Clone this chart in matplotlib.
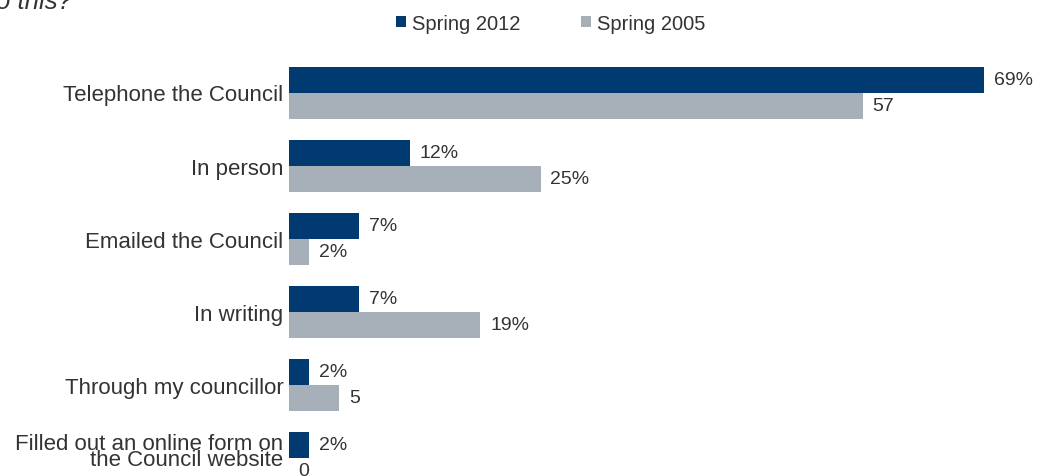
import matplotlib
matplotlib.use("Agg")

import numpy as np
import matplotlib.pyplot as plt
from matplotlib.patches import Patch
from matplotlib.transforms import ScaledTranslation

plt.rcParams["font.family"] = ["Liberation Sans", "DejaVu Sans"]

# ---------------------------------------------------------------------------
# Data
# ---------------------------------------------------------------------------
categories = [
    "Telephone the Council",
    "In person",
    "Emailed the Council",
    "In writing",
    "Through my councillor",
    "Filled out an online form on\nthe Council website",
]
spring_2012 = [69, 12, 7, 7, 2, 2]
spring_2005 = [57, 25, 2, 19, 5, 0]
labels_2012 = ["69%", "12%", "7%", "7%", "2%", "2%"]
labels_2005 = ["57", "25%", "2%", "19%", "5", "0"]
series_names = ["Spring 2012", "Spring 2005"]

NAVY = "#003A70"
GREY = "#A7AFB8"
TEXT = "#333333"

# ---------------------------------------------------------------------------
# Figure
# ---------------------------------------------------------------------------
W, H = 1037, 477
fig = plt.figure(figsize=(W / 100, H / 100), dpi=100)
ax = fig.add_axes([289 / W, 0, 745 / W, 417 / H])

pitch = 73.1
bar_h = 26 / pitch
y = np.arange(len(categories))

ax.barh(y - bar_h / 2, spring_2012, height=bar_h, color=NAVY, linewidth=0)
ax.barh(y + bar_h / 2, spring_2005, height=bar_h, color=GREY, linewidth=0)

for yi, v, lab in zip(y, spring_2012, labels_2012):
    ax.annotate(lab, xy=(v, yi - bar_h / 2), xytext=(7, 0),
                textcoords="offset points", va="center", ha="left",
                fontsize=14, color=TEXT, annotation_clip=False)
for yi, v, lab in zip(y, spring_2005, labels_2005):
    ax.annotate(lab, xy=(v, yi + bar_h / 2), xytext=(7, 0),
                textcoords="offset points", va="center", ha="left",
                fontsize=14, color=TEXT, annotation_clip=False)

ax.set_xlim(0, 745 / 10.07)
ax.set_ylim((H - 93.5) / pitch, -(93.5 - 60) / pitch)

ax.set_yticks(y)
ax.set_yticklabels(categories, fontsize=16, color=TEXT, linespacing=0.72)
ax.tick_params(axis="y", length=0, pad=4)
# two-line label sits a little higher in the original
last = ax.get_yticklabels()[-1]
last.set_transform(last.get_transform()
                   + ScaledTranslation(0, 5 / 72, fig.dpi_scale_trans))
ax.set_xticks([])
for s in ax.spines.values():
    s.set_visible(False)

# legend
handles = [Patch(facecolor=NAVY, edgecolor="none"),
           Patch(facecolor=GREY, edgecolor="none")]
leg = fig.legend(handles, series_names, loc="center",
                 bbox_to_anchor=(551 / W, 1 - 24 / H), ncol=2, frameon=False,
                 fontsize=14.5, handlelength=0.5, handleheight=0.5,
                 handletextpad=0.3, columnspacing=3.0, borderpad=0)
for t in leg.get_texts():
    t.set_color(TEXT)

# cut-off title from above
fig.text(-4 / W, 1 - 9 / H, "o this?", ha="left", va="baseline",
         fontsize=18.5, style="italic", color=TEXT)

fig.savefig("out.png", dpi=100, facecolor="white")
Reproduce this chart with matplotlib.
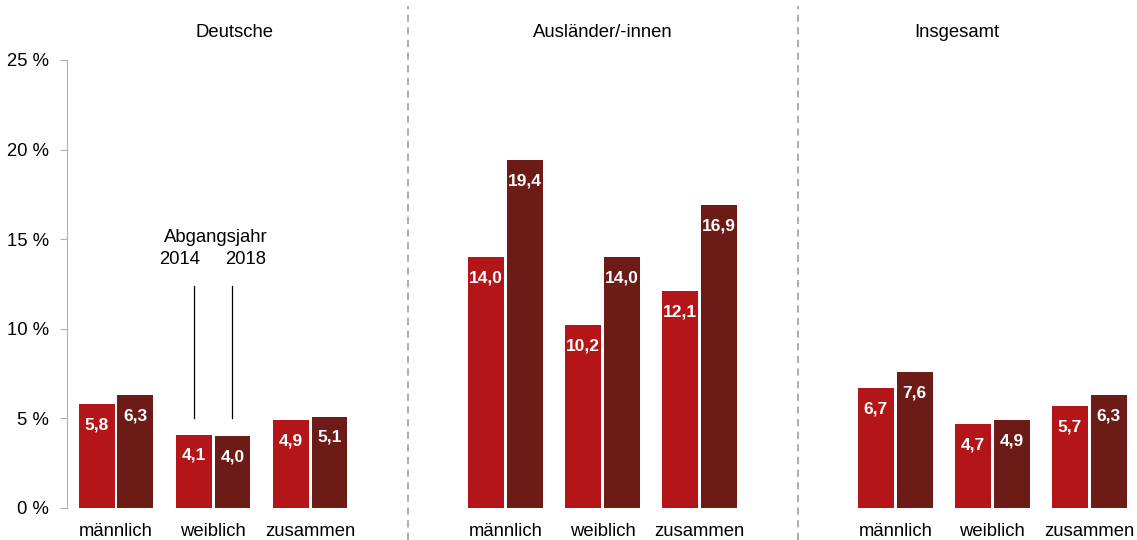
════════
JOB
In the records above, find each line holding "chart" and copy it.

ANSWER TO THIS TASK
Clone this chart in matplotlib.
Reproduce this chart with matplotlib.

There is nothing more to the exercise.